### Required work
Restate all of the data exactly.

### Supplied information
☆ ☆ ☆ ☆ ☆ ☆ ☆

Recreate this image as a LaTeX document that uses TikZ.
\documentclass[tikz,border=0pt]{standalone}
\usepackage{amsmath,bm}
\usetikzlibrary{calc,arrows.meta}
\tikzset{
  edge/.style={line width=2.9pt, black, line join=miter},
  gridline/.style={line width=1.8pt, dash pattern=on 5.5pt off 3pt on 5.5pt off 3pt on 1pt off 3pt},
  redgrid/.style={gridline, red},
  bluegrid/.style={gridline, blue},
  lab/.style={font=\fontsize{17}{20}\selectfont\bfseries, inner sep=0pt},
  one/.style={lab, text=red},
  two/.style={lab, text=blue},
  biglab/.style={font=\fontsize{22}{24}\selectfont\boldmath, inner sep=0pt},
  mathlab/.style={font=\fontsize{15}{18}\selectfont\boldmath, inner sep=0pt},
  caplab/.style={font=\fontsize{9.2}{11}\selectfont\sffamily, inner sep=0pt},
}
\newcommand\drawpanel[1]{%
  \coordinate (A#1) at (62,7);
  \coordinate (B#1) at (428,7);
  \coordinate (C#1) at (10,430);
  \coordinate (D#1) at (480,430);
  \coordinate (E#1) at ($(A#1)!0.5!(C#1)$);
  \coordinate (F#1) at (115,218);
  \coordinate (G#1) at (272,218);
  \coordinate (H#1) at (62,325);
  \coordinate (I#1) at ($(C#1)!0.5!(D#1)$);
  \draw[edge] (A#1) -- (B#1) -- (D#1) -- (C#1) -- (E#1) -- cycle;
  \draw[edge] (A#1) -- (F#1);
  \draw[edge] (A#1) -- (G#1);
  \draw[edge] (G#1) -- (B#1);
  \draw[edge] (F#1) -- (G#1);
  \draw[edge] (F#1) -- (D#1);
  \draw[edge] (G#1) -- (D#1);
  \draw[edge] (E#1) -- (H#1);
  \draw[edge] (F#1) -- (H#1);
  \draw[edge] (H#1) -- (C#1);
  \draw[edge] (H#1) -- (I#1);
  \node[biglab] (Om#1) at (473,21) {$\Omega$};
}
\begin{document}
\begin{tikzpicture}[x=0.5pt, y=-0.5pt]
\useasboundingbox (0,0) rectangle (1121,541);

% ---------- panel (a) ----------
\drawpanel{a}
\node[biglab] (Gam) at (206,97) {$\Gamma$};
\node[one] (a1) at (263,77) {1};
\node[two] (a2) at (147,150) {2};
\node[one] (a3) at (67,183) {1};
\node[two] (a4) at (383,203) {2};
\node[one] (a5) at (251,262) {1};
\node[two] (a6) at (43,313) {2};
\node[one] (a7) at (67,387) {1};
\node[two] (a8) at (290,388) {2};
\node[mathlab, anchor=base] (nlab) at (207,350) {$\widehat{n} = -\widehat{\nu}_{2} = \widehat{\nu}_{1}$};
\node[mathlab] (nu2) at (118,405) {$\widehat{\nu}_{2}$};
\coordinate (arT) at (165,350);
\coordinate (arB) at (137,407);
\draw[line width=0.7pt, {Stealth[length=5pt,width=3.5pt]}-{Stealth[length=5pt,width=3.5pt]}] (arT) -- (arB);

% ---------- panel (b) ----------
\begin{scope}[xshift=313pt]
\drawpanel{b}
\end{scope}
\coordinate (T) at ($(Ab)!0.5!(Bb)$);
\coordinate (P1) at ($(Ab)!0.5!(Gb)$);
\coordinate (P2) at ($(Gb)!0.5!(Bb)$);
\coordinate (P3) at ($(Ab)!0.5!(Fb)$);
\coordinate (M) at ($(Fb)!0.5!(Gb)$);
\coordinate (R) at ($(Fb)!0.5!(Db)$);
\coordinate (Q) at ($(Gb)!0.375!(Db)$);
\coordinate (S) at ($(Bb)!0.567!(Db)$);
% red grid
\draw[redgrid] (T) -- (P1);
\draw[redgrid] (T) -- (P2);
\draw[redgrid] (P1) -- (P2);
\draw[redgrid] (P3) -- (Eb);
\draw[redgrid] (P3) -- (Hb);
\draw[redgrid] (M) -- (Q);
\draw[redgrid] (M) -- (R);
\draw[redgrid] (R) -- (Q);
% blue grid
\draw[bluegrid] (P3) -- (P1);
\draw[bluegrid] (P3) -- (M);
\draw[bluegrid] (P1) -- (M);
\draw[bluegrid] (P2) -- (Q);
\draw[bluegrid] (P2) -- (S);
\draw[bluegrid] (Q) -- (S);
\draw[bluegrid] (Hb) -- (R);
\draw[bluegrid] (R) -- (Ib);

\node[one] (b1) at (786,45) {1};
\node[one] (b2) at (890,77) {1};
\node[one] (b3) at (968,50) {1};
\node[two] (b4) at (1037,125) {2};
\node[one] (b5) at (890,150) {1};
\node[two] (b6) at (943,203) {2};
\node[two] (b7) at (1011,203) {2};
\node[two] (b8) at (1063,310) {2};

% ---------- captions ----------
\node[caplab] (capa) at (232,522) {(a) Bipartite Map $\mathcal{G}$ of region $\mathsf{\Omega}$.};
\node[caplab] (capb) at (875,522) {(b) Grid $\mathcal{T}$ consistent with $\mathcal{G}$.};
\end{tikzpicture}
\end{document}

☆ ☆ ☆ ☆ ☆ ☆ ☆

### Expected answer
Recreate this image as a LaTeX document that uses TikZ.
\documentclass[tikz,border=0pt]{standalone}
\usepackage{amsmath,bm}
\usetikzlibrary{calc,arrows.meta}
\tikzset{
  edge/.style={line width=2.9pt, black, line join=miter},
  gridline/.style={line width=1.8pt, dash pattern=on 5.5pt off 3pt on 5.5pt off 3pt on 1pt off 3pt},
  redgrid/.style={gridline, red},
  bluegrid/.style={gridline, blue},
  lab/.style={font=\fontsize{17}{20}\selectfont\bfseries, inner sep=0pt},
  one/.style={lab, text=red},
  two/.style={lab, text=blue},
  biglab/.style={font=\fontsize{22}{24}\selectfont\boldmath, inner sep=0pt},
  mathlab/.style={font=\fontsize{15}{18}\selectfont\boldmath, inner sep=0pt},
  caplab/.style={font=\fontsize{9.2}{11}\selectfont\sffamily, inner sep=0pt},
}
\newcommand\drawpanel[1]{%
  \coordinate (A#1) at (62,7);
  \coordinate (B#1) at (428,7);
  \coordinate (C#1) at (10,430);
  \coordinate (D#1) at (480,430);
  \coordinate (E#1) at ($(A#1)!0.5!(C#1)$);
  \coordinate (F#1) at (115,218);
  \coordinate (G#1) at (272,218);
  \coordinate (H#1) at (62,325);
  \coordinate (I#1) at ($(C#1)!0.5!(D#1)$);
  \draw[edge] (A#1) -- (B#1) -- (D#1) -- (C#1) -- (E#1) -- cycle;
  \draw[edge] (A#1) -- (F#1);
  \draw[edge] (A#1) -- (G#1);
  \draw[edge] (G#1) -- (B#1);
  \draw[edge] (F#1) -- (G#1);
  \draw[edge] (F#1) -- (D#1);
  \draw[edge] (G#1) -- (D#1);
  \draw[edge] (E#1) -- (H#1);
  \draw[edge] (F#1) -- (H#1);
  \draw[edge] (H#1) -- (C#1);
  \draw[edge] (H#1) -- (I#1);
  \node[biglab] (Om#1) at (473,21) {$\Omega$};
}
\begin{document}
\begin{tikzpicture}[x=0.5pt, y=-0.5pt]
\useasboundingbox (0,0) rectangle (1121,541);

% ---------- panel (a) ----------
\drawpanel{a}
\node[biglab] (Gam) at (206,97) {$\Gamma$};
\node[one] (a1) at (263,77) {1};
\node[two] (a2) at (147,150) {2};
\node[one] (a3) at (67,183) {1};
\node[two] (a4) at (383,203) {2};
\node[one] (a5) at (251,262) {1};
\node[two] (a6) at (43,313) {2};
\node[one] (a7) at (67,387) {1};
\node[two] (a8) at (290,388) {2};
\node[mathlab, anchor=base] (nlab) at (207,350) {$\widehat{n} = -\widehat{\nu}_{2} = \widehat{\nu}_{1}$};
\node[mathlab] (nu2) at (118,405) {$\widehat{\nu}_{2}$};
\coordinate (arT) at (165,350);
\coordinate (arB) at (137,407);
\draw[line width=0.7pt, {Stealth[length=5pt,width=3.5pt]}-{Stealth[length=5pt,width=3.5pt]}] (arT) -- (arB);

% ---------- panel (b) ----------
\begin{scope}[xshift=313pt]
\drawpanel{b}
\end{scope}
\coordinate (T) at ($(Ab)!0.5!(Bb)$);
\coordinate (P1) at ($(Ab)!0.5!(Gb)$);
\coordinate (P2) at ($(Gb)!0.5!(Bb)$);
\coordinate (P3) at ($(Ab)!0.5!(Fb)$);
\coordinate (M) at ($(Fb)!0.5!(Gb)$);
\coordinate (R) at ($(Fb)!0.5!(Db)$);
\coordinate (Q) at ($(Gb)!0.375!(Db)$);
\coordinate (S) at ($(Bb)!0.567!(Db)$);
% red grid
\draw[redgrid] (T) -- (P1);
\draw[redgrid] (T) -- (P2);
\draw[redgrid] (P1) -- (P2);
\draw[redgrid] (P3) -- (Eb);
\draw[redgrid] (P3) -- (Hb);
\draw[redgrid] (M) -- (Q);
\draw[redgrid] (M) -- (R);
\draw[redgrid] (R) -- (Q);
% blue grid
\draw[bluegrid] (P3) -- (P1);
\draw[bluegrid] (P3) -- (M);
\draw[bluegrid] (P1) -- (M);
\draw[bluegrid] (P2) -- (Q);
\draw[bluegrid] (P2) -- (S);
\draw[bluegrid] (Q) -- (S);
\draw[bluegrid] (Hb) -- (R);
\draw[bluegrid] (R) -- (Ib);

\node[one] (b1) at (786,45) {1};
\node[one] (b2) at (890,77) {1};
\node[one] (b3) at (968,50) {1};
\node[two] (b4) at (1037,125) {2};
\node[one] (b5) at (890,150) {1};
\node[two] (b6) at (943,203) {2};
\node[two] (b7) at (1011,203) {2};
\node[two] (b8) at (1063,310) {2};

% ---------- captions ----------
\node[caplab] (capa) at (232,522) {(a) Bipartite Map $\mathcal{G}$ of region $\mathsf{\Omega}$.};
\node[caplab] (capb) at (875,522) {(b) Grid $\mathcal{T}$ consistent with $\mathcal{G}$.};
\end{tikzpicture}
\end{document}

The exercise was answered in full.